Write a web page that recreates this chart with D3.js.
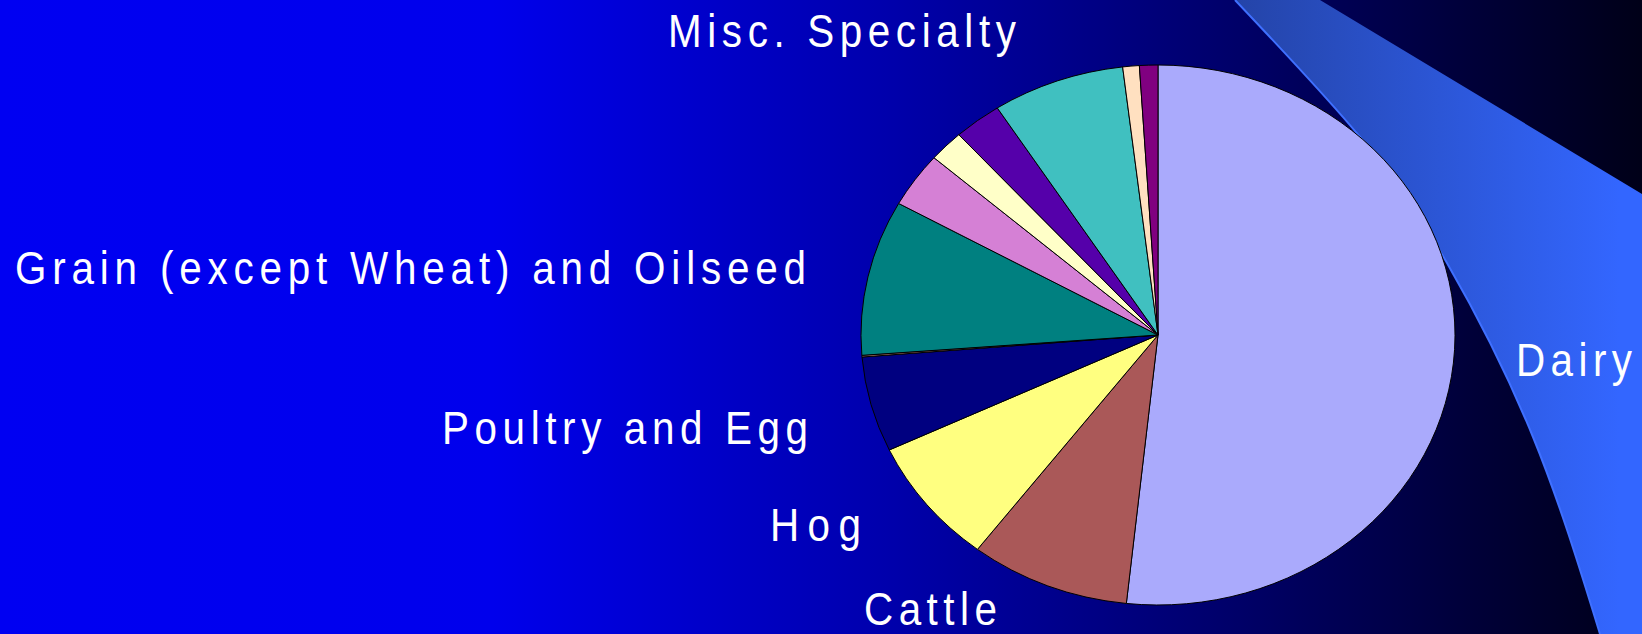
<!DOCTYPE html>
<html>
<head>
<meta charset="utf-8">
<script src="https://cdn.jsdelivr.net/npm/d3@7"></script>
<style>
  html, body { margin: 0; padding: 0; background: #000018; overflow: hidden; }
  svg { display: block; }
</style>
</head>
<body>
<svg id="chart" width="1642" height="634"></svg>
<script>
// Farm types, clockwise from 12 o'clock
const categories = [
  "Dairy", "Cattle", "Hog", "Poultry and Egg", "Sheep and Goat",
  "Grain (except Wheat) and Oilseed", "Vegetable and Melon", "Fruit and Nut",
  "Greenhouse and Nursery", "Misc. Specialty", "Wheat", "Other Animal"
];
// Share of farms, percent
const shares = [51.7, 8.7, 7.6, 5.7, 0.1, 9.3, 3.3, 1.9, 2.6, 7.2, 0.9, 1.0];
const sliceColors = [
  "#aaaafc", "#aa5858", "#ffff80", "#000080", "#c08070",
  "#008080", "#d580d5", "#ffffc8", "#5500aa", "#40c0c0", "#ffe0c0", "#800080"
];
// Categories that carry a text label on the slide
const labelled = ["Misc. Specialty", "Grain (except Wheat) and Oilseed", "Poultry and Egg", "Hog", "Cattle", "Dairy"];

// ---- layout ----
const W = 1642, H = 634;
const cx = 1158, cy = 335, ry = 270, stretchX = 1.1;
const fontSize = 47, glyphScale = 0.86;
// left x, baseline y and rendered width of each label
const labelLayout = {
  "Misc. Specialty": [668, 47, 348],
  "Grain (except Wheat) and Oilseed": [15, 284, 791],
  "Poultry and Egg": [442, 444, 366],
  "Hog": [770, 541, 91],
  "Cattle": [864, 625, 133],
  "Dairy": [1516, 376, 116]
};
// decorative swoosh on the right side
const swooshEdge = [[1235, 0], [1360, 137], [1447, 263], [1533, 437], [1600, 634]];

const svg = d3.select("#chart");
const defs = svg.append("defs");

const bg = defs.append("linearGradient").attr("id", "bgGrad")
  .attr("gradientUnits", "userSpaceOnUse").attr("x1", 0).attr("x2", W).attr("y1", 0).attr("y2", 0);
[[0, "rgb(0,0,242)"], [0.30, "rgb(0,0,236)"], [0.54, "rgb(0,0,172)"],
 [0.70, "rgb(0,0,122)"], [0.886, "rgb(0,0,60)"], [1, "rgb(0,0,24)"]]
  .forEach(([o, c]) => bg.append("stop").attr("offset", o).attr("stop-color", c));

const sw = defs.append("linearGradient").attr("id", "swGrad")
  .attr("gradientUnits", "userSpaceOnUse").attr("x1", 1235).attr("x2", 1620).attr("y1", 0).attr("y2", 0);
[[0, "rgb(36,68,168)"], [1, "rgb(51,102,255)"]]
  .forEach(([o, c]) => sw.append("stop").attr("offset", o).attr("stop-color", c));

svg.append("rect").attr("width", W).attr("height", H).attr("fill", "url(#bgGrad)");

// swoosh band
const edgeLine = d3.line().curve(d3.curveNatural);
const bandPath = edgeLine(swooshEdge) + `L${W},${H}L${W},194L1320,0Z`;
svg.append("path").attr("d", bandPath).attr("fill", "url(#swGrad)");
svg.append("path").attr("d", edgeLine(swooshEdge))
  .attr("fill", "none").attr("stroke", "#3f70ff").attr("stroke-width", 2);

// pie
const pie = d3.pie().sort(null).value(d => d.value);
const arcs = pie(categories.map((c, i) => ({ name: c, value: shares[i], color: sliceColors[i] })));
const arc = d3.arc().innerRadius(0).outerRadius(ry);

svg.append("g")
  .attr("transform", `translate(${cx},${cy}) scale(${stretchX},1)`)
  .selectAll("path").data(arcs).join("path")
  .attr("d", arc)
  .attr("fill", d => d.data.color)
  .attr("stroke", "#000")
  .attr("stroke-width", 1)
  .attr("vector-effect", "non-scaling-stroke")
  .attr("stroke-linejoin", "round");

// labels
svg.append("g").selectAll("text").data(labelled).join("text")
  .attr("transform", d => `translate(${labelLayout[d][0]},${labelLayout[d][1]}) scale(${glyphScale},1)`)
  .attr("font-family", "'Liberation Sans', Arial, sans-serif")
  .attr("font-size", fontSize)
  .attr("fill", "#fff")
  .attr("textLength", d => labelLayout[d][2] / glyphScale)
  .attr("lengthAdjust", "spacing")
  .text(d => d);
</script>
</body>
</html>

****************

Goal of the exercise:
Leave out the pictures and copy the rest of the material above exactly.

Task result:
Write a web page that recreates this chart with D3.js.
<!DOCTYPE html>
<html>
<head>
<meta charset="utf-8">
<script src="https://cdn.jsdelivr.net/npm/d3@7"></script>
<style>
  html, body { margin: 0; padding: 0; background: #000018; overflow: hidden; }
  svg { display: block; }
</style>
</head>
<body>
<svg id="chart" width="1642" height="634"></svg>
<script>
// Farm types, clockwise from 12 o'clock
const categories = [
  "Dairy", "Cattle", "Hog", "Poultry and Egg", "Sheep and Goat",
  "Grain (except Wheat) and Oilseed", "Vegetable and Melon", "Fruit and Nut",
  "Greenhouse and Nursery", "Misc. Specialty", "Wheat", "Other Animal"
];
// Share of farms, percent
const shares = [51.7, 8.7, 7.6, 5.7, 0.1, 9.3, 3.3, 1.9, 2.6, 7.2, 0.9, 1.0];
const sliceColors = [
  "#aaaafc", "#aa5858", "#ffff80", "#000080", "#c08070",
  "#008080", "#d580d5", "#ffffc8", "#5500aa", "#40c0c0", "#ffe0c0", "#800080"
];
// Categories that carry a text label on the slide
const labelled = ["Misc. Specialty", "Grain (except Wheat) and Oilseed", "Poultry and Egg", "Hog", "Cattle", "Dairy"];

// ---- layout ----
const W = 1642, H = 634;
const cx = 1158, cy = 335, ry = 270, stretchX = 1.1;
const fontSize = 47, glyphScale = 0.86;
// left x, baseline y and rendered width of each label
const labelLayout = {
  "Misc. Specialty": [668, 47, 348],
  "Grain (except Wheat) and Oilseed": [15, 284, 791],
  "Poultry and Egg": [442, 444, 366],
  "Hog": [770, 541, 91],
  "Cattle": [864, 625, 133],
  "Dairy": [1516, 376, 116]
};
// decorative swoosh on the right side
const swooshEdge = [[1235, 0], [1360, 137], [1447, 263], [1533, 437], [1600, 634]];

const svg = d3.select("#chart");
const defs = svg.append("defs");

const bg = defs.append("linearGradient").attr("id", "bgGrad")
  .attr("gradientUnits", "userSpaceOnUse").attr("x1", 0).attr("x2", W).attr("y1", 0).attr("y2", 0);
[[0, "rgb(0,0,242)"], [0.30, "rgb(0,0,236)"], [0.54, "rgb(0,0,172)"],
 [0.70, "rgb(0,0,122)"], [0.886, "rgb(0,0,60)"], [1, "rgb(0,0,24)"]]
  .forEach(([o, c]) => bg.append("stop").attr("offset", o).attr("stop-color", c));

const sw = defs.append("linearGradient").attr("id", "swGrad")
  .attr("gradientUnits", "userSpaceOnUse").attr("x1", 1235).attr("x2", 1620).attr("y1", 0).attr("y2", 0);
[[0, "rgb(36,68,168)"], [1, "rgb(51,102,255)"]]
  .forEach(([o, c]) => sw.append("stop").attr("offset", o).attr("stop-color", c));

svg.append("rect").attr("width", W).attr("height", H).attr("fill", "url(#bgGrad)");

// swoosh band
const edgeLine = d3.line().curve(d3.curveNatural);
const bandPath = edgeLine(swooshEdge) + `L${W},${H}L${W},194L1320,0Z`;
svg.append("path").attr("d", bandPath).attr("fill", "url(#swGrad)");
svg.append("path").attr("d", edgeLine(swooshEdge))
  .attr("fill", "none").attr("stroke", "#3f70ff").attr("stroke-width", 2);

// pie
const pie = d3.pie().sort(null).value(d => d.value);
const arcs = pie(categories.map((c, i) => ({ name: c, value: shares[i], color: sliceColors[i] })));
const arc = d3.arc().innerRadius(0).outerRadius(ry);

svg.append("g")
  .attr("transform", `translate(${cx},${cy}) scale(${stretchX},1)`)
  .selectAll("path").data(arcs).join("path")
  .attr("d", arc)
  .attr("fill", d => d.data.color)
  .attr("stroke", "#000")
  .attr("stroke-width", 1)
  .attr("vector-effect", "non-scaling-stroke")
  .attr("stroke-linejoin", "round");

// labels
svg.append("g").selectAll("text").data(labelled).join("text")
  .attr("transform", d => `translate(${labelLayout[d][0]},${labelLayout[d][1]}) scale(${glyphScale},1)`)
  .attr("font-family", "'Liberation Sans', Arial, sans-serif")
  .attr("font-size", fontSize)
  .attr("fill", "#fff")
  .attr("textLength", d => labelLayout[d][2] / glyphScale)
  .attr("lengthAdjust", "spacing")
  .text(d => d);
</script>
</body>
</html>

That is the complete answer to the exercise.